# To Paint or Not to Paint?



## Bruce (Mar 6, 2007)




----------



## Quebeth (Feb 27, 2007)

This is beautiful.


----------



## rachiesmif (Mar 21, 2007)

You are too good! I am jealous! lol 

Rachelx


----------



## meggymoo (Mar 10, 2007)

That is fantastic!!! :shock:

Do you do it for a living? Its one of the best I've seen! Well done.


----------



## Bruce (Mar 6, 2007)

*Do you do it for a living? Reply*



meggymoo said:


> That is fantastic!!! :shock:
> 
> Do you do it for a living? Its one of the best I've seen! Well done.

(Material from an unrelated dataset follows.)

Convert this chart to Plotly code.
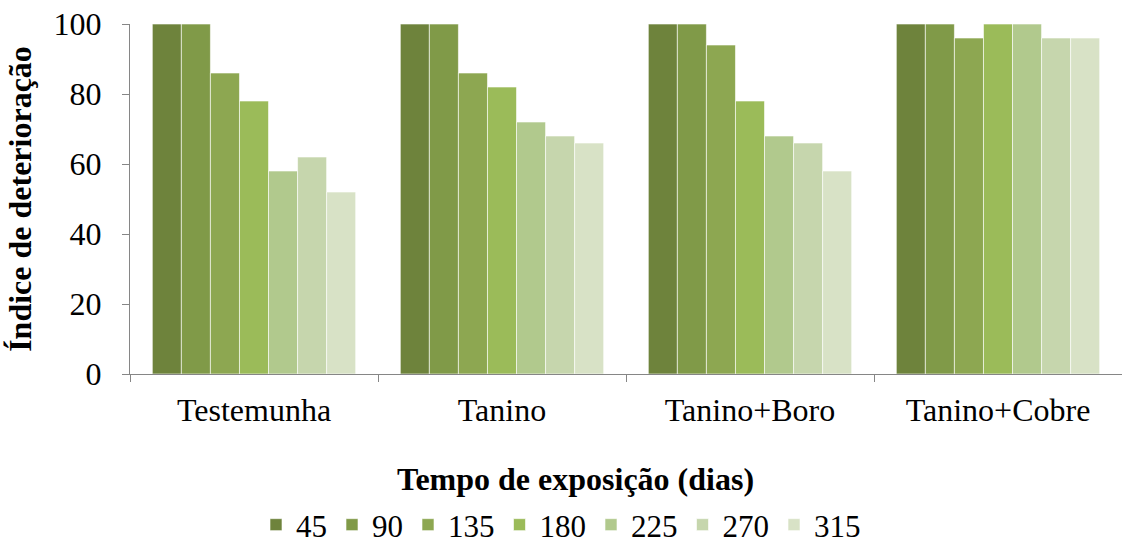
import plotly.graph_objects as go

categories = ["Testemunha", "Tanino", "Tanino+Boro", "Tanino+Cobre"]
series_names = ["45", "90", "135", "180", "225", "270", "315"]
values = {
    "45":  [100, 100, 100, 100],
    "90":  [100, 100, 100, 100],
    "135": [86, 86, 94, 96],
    "180": [78, 82, 78, 100],
    "225": [58, 72, 68, 100],
    "270": [62, 68, 66, 96],
    "315": [52, 66, 58, 96],
}
colors = ["#6E833C", "#809A48", "#8DA751", "#9BBB59", "#B1C98D", "#C6D6AD", "#D8E2C6"]
x_title = "Tempo de exposição (dias)"
y_title = "Índice de deterioração"

font_family = "Liberation Serif"
W, H = 1122, 544

fig = go.Figure()
for name, col in zip(series_names, colors):
    fig.add_trace(go.Bar(
        x=categories, y=values[name], name=name,
        marker=dict(color=col, line=dict(color="rgba(255,255,255,0.6)", width=1)),
    ))

fig.add_annotation(
    text=f"<b>{x_title}</b>", showarrow=False,
    xref="paper", yref="paper",
    x=(575 - 130) / (W - 130), xanchor="center",
    y=-(479 - 374) / 350, yanchor="middle",
    font=dict(size=32, family=font_family, color="black"),
)

fig.update_layout(
    width=W, height=H,
    barmode="group", bargap=0.18, bargroupgap=0,
    plot_bgcolor="white", paper_bgcolor="white",
    margin=dict(l=130, r=0, t=24, b=170),
    font=dict(family=font_family, size=32, color="black"),
    showlegend=True,
    legend=dict(orientation="h", x=0.5, xanchor="center", xref="container",
                y=1 - 525 / H, yanchor="middle", yref="container",
                font=dict(size=31), itemwidth=30, traceorder="normal"),
    xaxis=dict(
        showline=True, linecolor="#868686", linewidth=1,
        ticks="outside", tickson="boundaries", ticklen=7, tickcolor="#868686",
        showgrid=False, ticklabelstandoff=8,
    ),
    yaxis=dict(
        title=dict(text=f"<b>{y_title}</b>", standoff=12, font=dict(size=32)),
        range=[0, 100], dtick=20,
        showline=True, linecolor="#868686", linewidth=1,
        ticks="outside", ticklen=7, tickcolor="#868686",
        showgrid=False, zeroline=False,
        ticklabelstandoff=14,
    ),
)

fig.write_html("out.html", config={"displayModeBar": False},
               post_script="document.body.style.margin='0';document.body.style.overflow='hidden';")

Thank you I'm glad they inspire you! Yes I do art for a living. I am an artist and specialize in portraits and murals. Your invited to look at my work at www.brucebrickman.com

I love animals and people so these have been my subject for most of my career.

I invite you to pass along my contact information to anyone you know who may be interested. Thanks again!


----------



## meggymoo (Mar 10, 2007)

Your website is brilliant. All your pics, so lifelike!

If you dont mind me asking how much do you charge, and how much would it cost for you to send it to England?

I've been looking for an artist for quite a while.


----------



## Bruce (Mar 6, 2007)

*Replying to pricing and shipping*



meggymoo said:


> Your website is brilliant. All your pics, so lifelike!
> 
> If you dont mind me asking how much do you charge, and how much would it cost for you to send it to England?
> 
> I've been looking for an artist for quite a while.


"I've been looking for an artist for quite a while."
I often hear this and it is worth the wait to find an artist who's work inspires you regardless if thats my work or not.

I just wanted to know if you got my reply about pricing and shipping costs?

Thanks,

Bruce


----------



## bolly (Mar 16, 2007)

yeah, i talk to her quite often, and she did get your reply. ty x


----------



## crackrider (Jan 23, 2007)

WOW!!!! That's sooo good! I wish i had even some talent when it comes to painting!


----------



## Horse_love999 (Mar 17, 2007)

b-e-a-u-t-iful!   

.:Chelsea:.


----------



## Bruce (Mar 6, 2007)

crackrider said:


> WOW!!!! That's sooo good! I wish i had even some talent when it comes to painting!


Thank you so very much!!!!

It is work though! A work I simply love, which makes up for the challenges of being a full time artist.


Thanks again!

Bruce


----------



## horsecrazy15 (Dec 26, 2006)

wow your art work is just remarkable, i love your work, would you be able to PM me about your pricing about sending and doing a piece of arts work. thanks all would be greatful 
Anneka
xx


----------